> **Set problem**: Skip any picture you find and retype all the remaining lines exactly.

Start of Input data

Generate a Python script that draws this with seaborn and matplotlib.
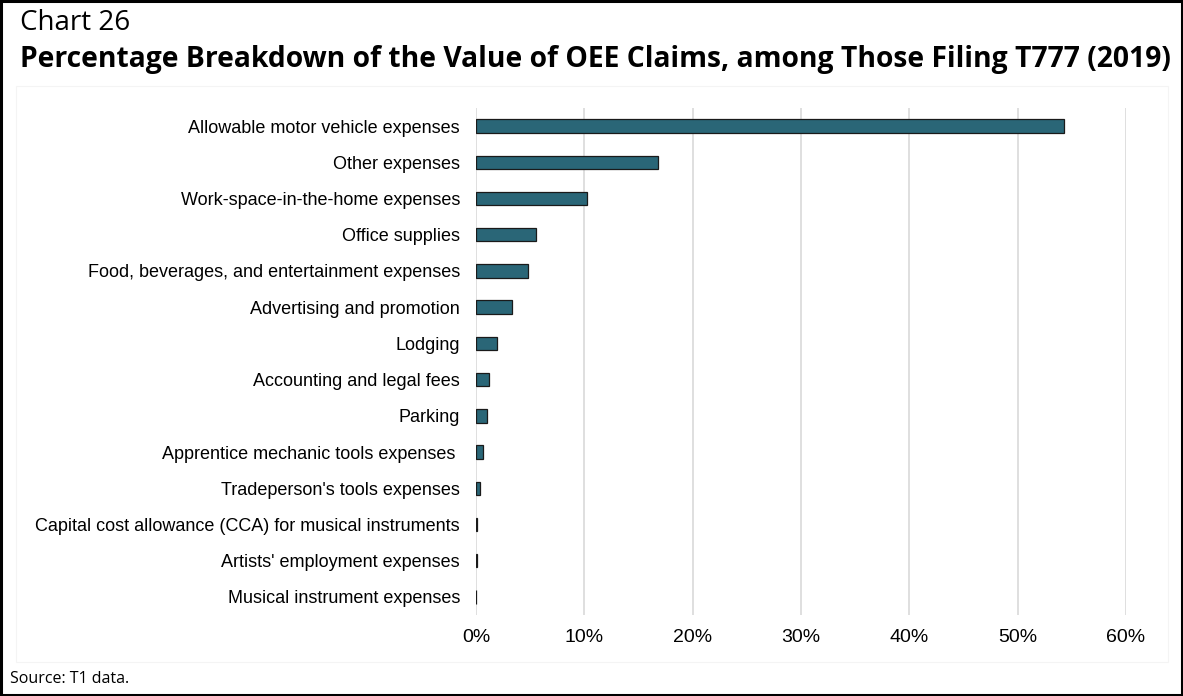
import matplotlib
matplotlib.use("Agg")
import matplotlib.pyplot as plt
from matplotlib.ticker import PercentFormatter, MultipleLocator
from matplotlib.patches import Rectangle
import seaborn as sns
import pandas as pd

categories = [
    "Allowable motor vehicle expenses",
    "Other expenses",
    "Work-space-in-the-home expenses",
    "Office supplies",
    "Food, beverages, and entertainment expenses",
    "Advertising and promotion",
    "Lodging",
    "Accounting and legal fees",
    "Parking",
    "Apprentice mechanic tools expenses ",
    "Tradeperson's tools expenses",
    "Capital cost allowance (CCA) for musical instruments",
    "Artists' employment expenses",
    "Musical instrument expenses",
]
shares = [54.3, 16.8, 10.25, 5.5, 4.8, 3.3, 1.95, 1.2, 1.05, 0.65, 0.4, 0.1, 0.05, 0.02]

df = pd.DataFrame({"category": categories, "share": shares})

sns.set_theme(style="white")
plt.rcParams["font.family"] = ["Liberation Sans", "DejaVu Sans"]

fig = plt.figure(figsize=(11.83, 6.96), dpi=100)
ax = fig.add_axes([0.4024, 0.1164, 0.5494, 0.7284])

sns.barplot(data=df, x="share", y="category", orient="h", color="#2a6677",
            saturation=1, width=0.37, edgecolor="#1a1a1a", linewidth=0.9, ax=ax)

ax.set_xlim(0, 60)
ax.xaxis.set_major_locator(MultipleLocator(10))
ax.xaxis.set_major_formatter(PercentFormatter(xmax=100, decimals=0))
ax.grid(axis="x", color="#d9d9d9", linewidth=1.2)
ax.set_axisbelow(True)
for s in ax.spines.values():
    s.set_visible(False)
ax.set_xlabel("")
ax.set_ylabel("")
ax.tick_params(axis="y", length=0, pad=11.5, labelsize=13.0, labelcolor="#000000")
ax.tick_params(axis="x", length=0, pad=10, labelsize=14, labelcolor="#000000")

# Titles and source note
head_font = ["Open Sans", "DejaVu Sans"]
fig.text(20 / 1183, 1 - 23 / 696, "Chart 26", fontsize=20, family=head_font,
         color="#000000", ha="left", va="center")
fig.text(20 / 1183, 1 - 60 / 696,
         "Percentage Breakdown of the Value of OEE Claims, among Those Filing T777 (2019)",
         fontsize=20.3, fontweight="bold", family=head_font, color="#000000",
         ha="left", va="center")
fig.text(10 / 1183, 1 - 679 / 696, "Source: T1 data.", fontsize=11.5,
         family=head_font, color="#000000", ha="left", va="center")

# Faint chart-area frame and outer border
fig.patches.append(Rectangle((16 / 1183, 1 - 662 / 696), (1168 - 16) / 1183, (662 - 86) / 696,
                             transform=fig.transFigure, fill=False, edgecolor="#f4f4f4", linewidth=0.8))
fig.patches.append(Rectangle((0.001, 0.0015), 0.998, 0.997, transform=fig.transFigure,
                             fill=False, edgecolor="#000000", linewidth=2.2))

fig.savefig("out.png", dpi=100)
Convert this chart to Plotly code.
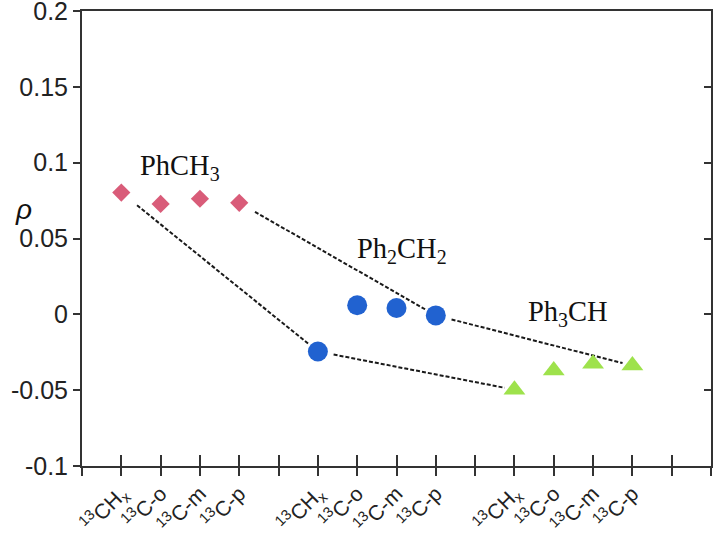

End of Input data

> **Result**:
Generate a Python script that draws this with seaborn and matplotlib.
import matplotlib
matplotlib.use("Agg")
import matplotlib.pyplot as plt
from matplotlib.ticker import PercentFormatter, MultipleLocator
from matplotlib.patches import Rectangle
import seaborn as sns
import pandas as pd

categories = [
    "Allowable motor vehicle expenses",
    "Other expenses",
    "Work-space-in-the-home expenses",
    "Office supplies",
    "Food, beverages, and entertainment expenses",
    "Advertising and promotion",
    "Lodging",
    "Accounting and legal fees",
    "Parking",
    "Apprentice mechanic tools expenses ",
    "Tradeperson's tools expenses",
    "Capital cost allowance (CCA) for musical instruments",
    "Artists' employment expenses",
    "Musical instrument expenses",
]
shares = [54.3, 16.8, 10.25, 5.5, 4.8, 3.3, 1.95, 1.2, 1.05, 0.65, 0.4, 0.1, 0.05, 0.02]

df = pd.DataFrame({"category": categories, "share": shares})

sns.set_theme(style="white")
plt.rcParams["font.family"] = ["Liberation Sans", "DejaVu Sans"]

fig = plt.figure(figsize=(11.83, 6.96), dpi=100)
ax = fig.add_axes([0.4024, 0.1164, 0.5494, 0.7284])

sns.barplot(data=df, x="share", y="category", orient="h", color="#2a6677",
            saturation=1, width=0.37, edgecolor="#1a1a1a", linewidth=0.9, ax=ax)

ax.set_xlim(0, 60)
ax.xaxis.set_major_locator(MultipleLocator(10))
ax.xaxis.set_major_formatter(PercentFormatter(xmax=100, decimals=0))
ax.grid(axis="x", color="#d9d9d9", linewidth=1.2)
ax.set_axisbelow(True)
for s in ax.spines.values():
    s.set_visible(False)
ax.set_xlabel("")
ax.set_ylabel("")
ax.tick_params(axis="y", length=0, pad=11.5, labelsize=13.0, labelcolor="#000000")
ax.tick_params(axis="x", length=0, pad=10, labelsize=14, labelcolor="#000000")

# Titles and source note
head_font = ["Open Sans", "DejaVu Sans"]
fig.text(20 / 1183, 1 - 23 / 696, "Chart 26", fontsize=20, family=head_font,
         color="#000000", ha="left", va="center")
fig.text(20 / 1183, 1 - 60 / 696,
         "Percentage Breakdown of the Value of OEE Claims, among Those Filing T777 (2019)",
         fontsize=20.3, fontweight="bold", family=head_font, color="#000000",
         ha="left", va="center")
fig.text(10 / 1183, 1 - 679 / 696, "Source: T1 data.", fontsize=11.5,
         family=head_font, color="#000000", ha="left", va="center")

# Faint chart-area frame and outer border
fig.patches.append(Rectangle((16 / 1183, 1 - 662 / 696), (1168 - 16) / 1183, (662 - 86) / 696,
                             transform=fig.transFigure, fill=False, edgecolor="#f4f4f4", linewidth=0.8))
fig.patches.append(Rectangle((0.001, 0.0015), 0.998, 0.997, transform=fig.transFigure,
                             fill=False, edgecolor="#000000", linewidth=2.2))

fig.savefig("out.png", dpi=100)
Convert this chart to Plotly code.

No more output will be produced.